This is a statuette of the Duke of Albanys' Maritime Regiment in 1664. The regiment were ordered to provide protection for the Kings Ships and thus became the first British Marine Regiment. They are the Forebears of the Royal Marines.
King Charles II affixed his seal to this Order in Council drafted at a meeting of the Privy Council held at the Palace of Whitehall, on 28 October 1664.
‘Upon a Report from the Lords, the Committee for the Affayres of his Majesty’s Navy Royall and Admiralty of this Kingdome this day read at the Board; His Majesty was pleased to Order and direct that twelve hundred Land Souldjers be forthwith raysed, to be in readinesse, to be distributed into His Majesty’s Fleets prepared for Sea Service which said twelve hundred Men are to be putt into One Regiment under one Colonell, One Lieutenant Colonell and One Sergeant Major, and to be divided into six Companies, each Company to consist of Two hundred Souldjers; And to have one Captain, one Lieutenant, One Ensigne, One Drume, Fowre Serjeants, and Fowre Corporalls, and all the Souldjers aforesaid to be armed with goof Firelocks; all which Armes, Drumes, and Colours are forthwith to be prepared and furnished out of His Majesty’s Stoares; the care of all which is recommended to the Duke of Abermarle his Grace, Lord General of His Majesty’s Forces’.
The King’s brother, James, Duke of York , was appointed commander of the Regiment , stylishly titled the Duke of York and Albany’s Maritime Regiment of Foot, or the Lord High Admiral’s Regiment. Executive command was given to Sir William Killigrew who immediately began recruiting in the City of London.

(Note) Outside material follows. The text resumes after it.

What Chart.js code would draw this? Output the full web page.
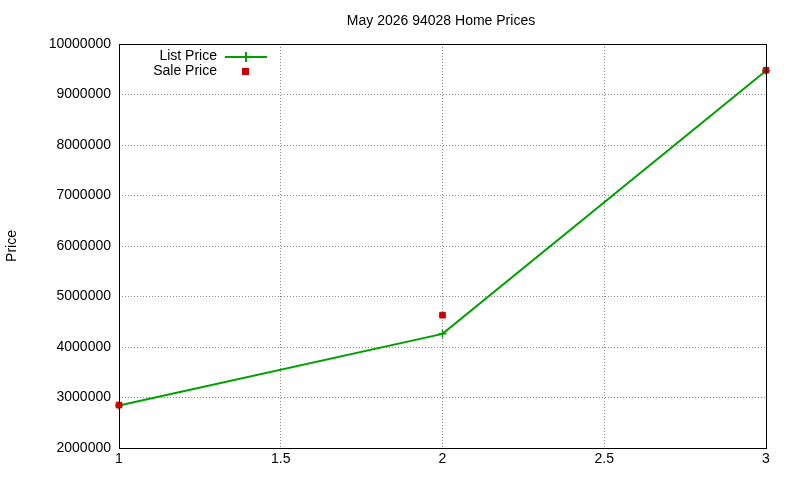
<!DOCTYPE html>
<html>
<head>
<meta charset="utf-8">
<script src="https://cdn.jsdelivr.net/npm/chart.js@4/dist/chart.umd.min.js"></script>
<style>body{margin:0;background:#fff}</style>
</head>
<body>
<canvas id="c" width="800" height="480"></canvas>
<script>
const xValues = [1, 2, 3];
const listPrice = [2840000, 4260000, 9470000];
const salePrice = [2850000, 4630000, 9480000];
const chartTitle = 'May 2026 94028 Home Prices';

const font = { family: 'Liberation Sans, Arial, sans-serif', size: 14 };

// cadre + légende façon gnuplot
const framePlugin = {
  id: 'frame',
  afterDraw(chart) {
    const { ctx, chartArea: a } = chart;
    ctx.save();
    ctx.strokeStyle = '#000';
    ctx.lineWidth = 1;
    ctx.strokeRect(a.left + 0.5, a.top + 0.5, a.right - a.left, a.bottom - a.top);
    ctx.fillStyle = '#000';
    ctx.font = '14px ' + font.family;
    ctx.textAlign = 'center';
    ctx.textBaseline = 'middle';
    ctx.fillText(chartTitle, 441, 21);
    ctx.textAlign = 'right';
    ctx.fillText('List Price', 217, 56);
    ctx.fillText('Sale Price', 217, 71);
    ctx.strokeStyle = '#00a000';
    ctx.lineWidth = 2;
    ctx.beginPath();
    ctx.moveTo(225, 57); ctx.lineTo(267, 57);
    ctx.moveTo(246, 52); ctx.lineTo(246, 62);
    ctx.stroke();
    ctx.fillStyle = '#cc0000';
    ctx.fillRect(242, 68, 7, 7);
    ctx.restore();
  }
};

new Chart(document.getElementById('c').getContext('2d'), {
  type: 'scatter',
  data: {
    datasets: [{
      label: 'Sale Price',
      data: xValues.map((x, i) => ({ x, y: salePrice[i] })),
      showLine: false,
      pointStyle: 'rect',
      pointRadius: 4,
      backgroundColor: '#cc0000',
      borderColor: '#cc0000',
      clip: false,
      order: 0
    }, {
      label: 'List Price',
      data: xValues.map((x, i) => ({ x, y: listPrice[i] })),
      showLine: true,
      borderColor: '#00a000',
      borderWidth: 2,
      pointStyle: 'cross',
      pointRadius: 4,
      pointBorderColor: '#00a000',
      pointBorderWidth: 1.5,
      clip: false,
      order: 1
    }]
  },
  options: {
    responsive: false,
    animation: false,
    layout: { padding: { left: 0, right: 34, top: 44, bottom: 0 } },
    plugins: { legend: { display: false }, tooltip: { enabled: false } },
    scales: {
      x: {
        type: 'linear', min: 1, max: 3,
        ticks: { stepSize: 0.5, color: '#000', font, maxRotation: 0, callback: v => String(v) },
        grid: { color: '#888', drawTicks: false },
        border: { display: false, dash: [1, 2] },
        afterFit(s) { s.height = 32; }
      },
      y: {
        min: 2000000, max: 10000000,
        ticks: { stepSize: 1000000, color: '#000', font, padding: 8, callback: v => String(v) },
        grid: { color: '#888', drawTicks: false },
        border: { display: false, dash: [1, 2] },
        title: { display: true, text: 'Price', color: '#000', font, padding: { top: 4, bottom: 0 } },
        afterFit(s) { s.width = 119; }
      }
    }
  },
  plugins: [framePlugin]
});
</script>
</body>
</html>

The Regiment’s early actions afloat took place during the Second Anglo-Dutch War; first at the battle of Lowestoft , 13 June 1665, ten the Four Days’ Battle off Dunkirk, 11-14 June 1666. Marines, were also present on board ships who attacked a Dutch merchant fleet at anchor in the river Vlie on 9 August 1666 and set fire to 150 ships. The following year Dutch Admiral de Ruyter took his revenge by attacking Sheerness and sailing up the Thames as far as Gravesend destroying ships and property as he went. On 2 July 1666, 3000 Dutch troops landed at Harwich and attacked the fort guarding the harbour. In their first land action the Admiral’s Regiment, who had two companies quartered in the fort put up a stout resistance and inflicted so many casualties to the Dutch, that they retired in disorder.